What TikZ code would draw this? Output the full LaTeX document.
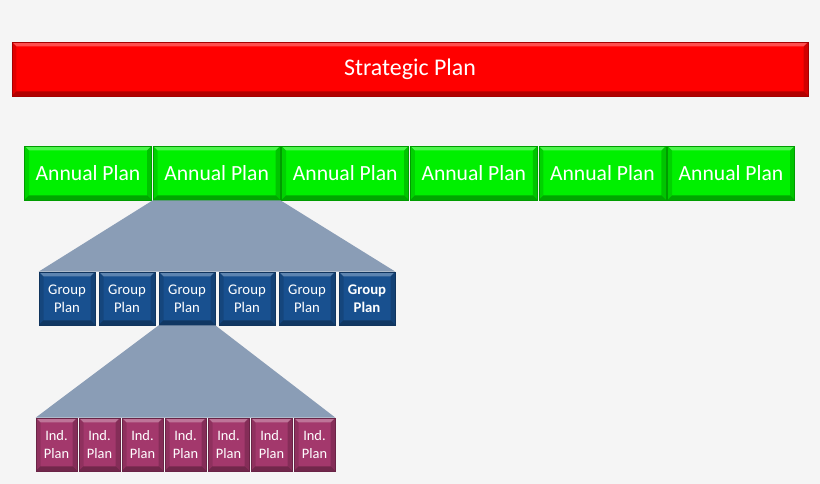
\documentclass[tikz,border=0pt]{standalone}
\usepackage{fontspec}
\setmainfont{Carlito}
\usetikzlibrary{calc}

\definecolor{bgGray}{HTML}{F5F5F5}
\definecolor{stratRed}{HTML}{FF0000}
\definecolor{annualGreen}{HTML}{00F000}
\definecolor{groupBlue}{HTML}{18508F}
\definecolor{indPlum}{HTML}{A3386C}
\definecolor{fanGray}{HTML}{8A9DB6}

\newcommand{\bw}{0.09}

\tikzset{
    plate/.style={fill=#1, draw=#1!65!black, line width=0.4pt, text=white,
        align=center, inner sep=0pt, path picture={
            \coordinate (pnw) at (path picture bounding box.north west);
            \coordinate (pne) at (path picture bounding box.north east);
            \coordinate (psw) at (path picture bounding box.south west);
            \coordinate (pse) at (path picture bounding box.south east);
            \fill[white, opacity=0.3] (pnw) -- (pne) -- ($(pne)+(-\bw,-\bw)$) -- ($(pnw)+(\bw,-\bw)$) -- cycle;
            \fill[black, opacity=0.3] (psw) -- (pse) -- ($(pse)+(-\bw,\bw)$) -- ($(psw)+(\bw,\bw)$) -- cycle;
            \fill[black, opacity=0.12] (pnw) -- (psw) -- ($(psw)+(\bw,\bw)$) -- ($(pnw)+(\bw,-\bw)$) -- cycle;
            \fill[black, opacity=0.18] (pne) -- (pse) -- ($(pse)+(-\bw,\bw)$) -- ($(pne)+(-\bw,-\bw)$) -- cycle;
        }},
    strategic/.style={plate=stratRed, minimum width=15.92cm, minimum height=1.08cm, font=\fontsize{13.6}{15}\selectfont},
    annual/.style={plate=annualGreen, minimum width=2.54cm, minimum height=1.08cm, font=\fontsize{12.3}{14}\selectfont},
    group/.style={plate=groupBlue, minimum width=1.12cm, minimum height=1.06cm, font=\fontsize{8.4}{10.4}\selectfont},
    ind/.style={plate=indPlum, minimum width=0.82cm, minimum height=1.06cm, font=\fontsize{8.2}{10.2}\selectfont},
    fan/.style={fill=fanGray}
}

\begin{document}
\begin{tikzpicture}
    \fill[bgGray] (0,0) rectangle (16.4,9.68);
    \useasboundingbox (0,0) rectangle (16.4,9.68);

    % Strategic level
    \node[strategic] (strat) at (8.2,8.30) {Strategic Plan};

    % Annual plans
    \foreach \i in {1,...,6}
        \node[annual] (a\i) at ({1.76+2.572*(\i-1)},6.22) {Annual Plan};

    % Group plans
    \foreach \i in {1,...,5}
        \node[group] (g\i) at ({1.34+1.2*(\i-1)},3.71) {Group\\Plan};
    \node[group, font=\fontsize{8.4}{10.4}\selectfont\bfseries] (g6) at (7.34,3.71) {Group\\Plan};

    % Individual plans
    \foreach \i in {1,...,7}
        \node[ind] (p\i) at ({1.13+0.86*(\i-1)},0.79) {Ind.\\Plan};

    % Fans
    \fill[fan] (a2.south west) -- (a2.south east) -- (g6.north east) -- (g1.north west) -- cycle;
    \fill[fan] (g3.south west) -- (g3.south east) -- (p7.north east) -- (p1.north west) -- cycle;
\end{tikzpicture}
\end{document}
####################
**Task directions:** Reproduce all of the material exactly, apart from the pictures.

**Output of the exercise:**
What TikZ code would draw this? Output the full LaTeX document.
\documentclass[tikz,border=0pt]{standalone}
\usepackage{fontspec}
\setmainfont{Carlito}
\usetikzlibrary{calc}

\definecolor{bgGray}{HTML}{F5F5F5}
\definecolor{stratRed}{HTML}{FF0000}
\definecolor{annualGreen}{HTML}{00F000}
\definecolor{groupBlue}{HTML}{18508F}
\definecolor{indPlum}{HTML}{A3386C}
\definecolor{fanGray}{HTML}{8A9DB6}

\newcommand{\bw}{0.09}

\tikzset{
    plate/.style={fill=#1, draw=#1!65!black, line width=0.4pt, text=white,
        align=center, inner sep=0pt, path picture={
            \coordinate (pnw) at (path picture bounding box.north west);
            \coordinate (pne) at (path picture bounding box.north east);
            \coordinate (psw) at (path picture bounding box.south west);
            \coordinate (pse) at (path picture bounding box.south east);
            \fill[white, opacity=0.3] (pnw) -- (pne) -- ($(pne)+(-\bw,-\bw)$) -- ($(pnw)+(\bw,-\bw)$) -- cycle;
            \fill[black, opacity=0.3] (psw) -- (pse) -- ($(pse)+(-\bw,\bw)$) -- ($(psw)+(\bw,\bw)$) -- cycle;
            \fill[black, opacity=0.12] (pnw) -- (psw) -- ($(psw)+(\bw,\bw)$) -- ($(pnw)+(\bw,-\bw)$) -- cycle;
            \fill[black, opacity=0.18] (pne) -- (pse) -- ($(pse)+(-\bw,\bw)$) -- ($(pne)+(-\bw,-\bw)$) -- cycle;
        }},
    strategic/.style={plate=stratRed, minimum width=15.92cm, minimum height=1.08cm, font=\fontsize{13.6}{15}\selectfont},
    annual/.style={plate=annualGreen, minimum width=2.54cm, minimum height=1.08cm, font=\fontsize{12.3}{14}\selectfont},
    group/.style={plate=groupBlue, minimum width=1.12cm, minimum height=1.06cm, font=\fontsize{8.4}{10.4}\selectfont},
    ind/.style={plate=indPlum, minimum width=0.82cm, minimum height=1.06cm, font=\fontsize{8.2}{10.2}\selectfont},
    fan/.style={fill=fanGray}
}

\begin{document}
\begin{tikzpicture}
    \fill[bgGray] (0,0) rectangle (16.4,9.68);
    \useasboundingbox (0,0) rectangle (16.4,9.68);

    % Strategic level
    \node[strategic] (strat) at (8.2,8.30) {Strategic Plan};

    % Annual plans
    \foreach \i in {1,...,6}
        \node[annual] (a\i) at ({1.76+2.572*(\i-1)},6.22) {Annual Plan};

    % Group plans
    \foreach \i in {1,...,5}
        \node[group] (g\i) at ({1.34+1.2*(\i-1)},3.71) {Group\\Plan};
    \node[group, font=\fontsize{8.4}{10.4}\selectfont\bfseries] (g6) at (7.34,3.71) {Group\\Plan};

    % Individual plans
    \foreach \i in {1,...,7}
        \node[ind] (p\i) at ({1.13+0.86*(\i-1)},0.79) {Ind.\\Plan};

    % Fans
    \fill[fan] (a2.south west) -- (a2.south east) -- (g6.north east) -- (g1.north west) -- cycle;
    \fill[fan] (g3.south west) -- (g3.south east) -- (p7.north east) -- (p1.north west) -- cycle;
\end{tikzpicture}
\end{document}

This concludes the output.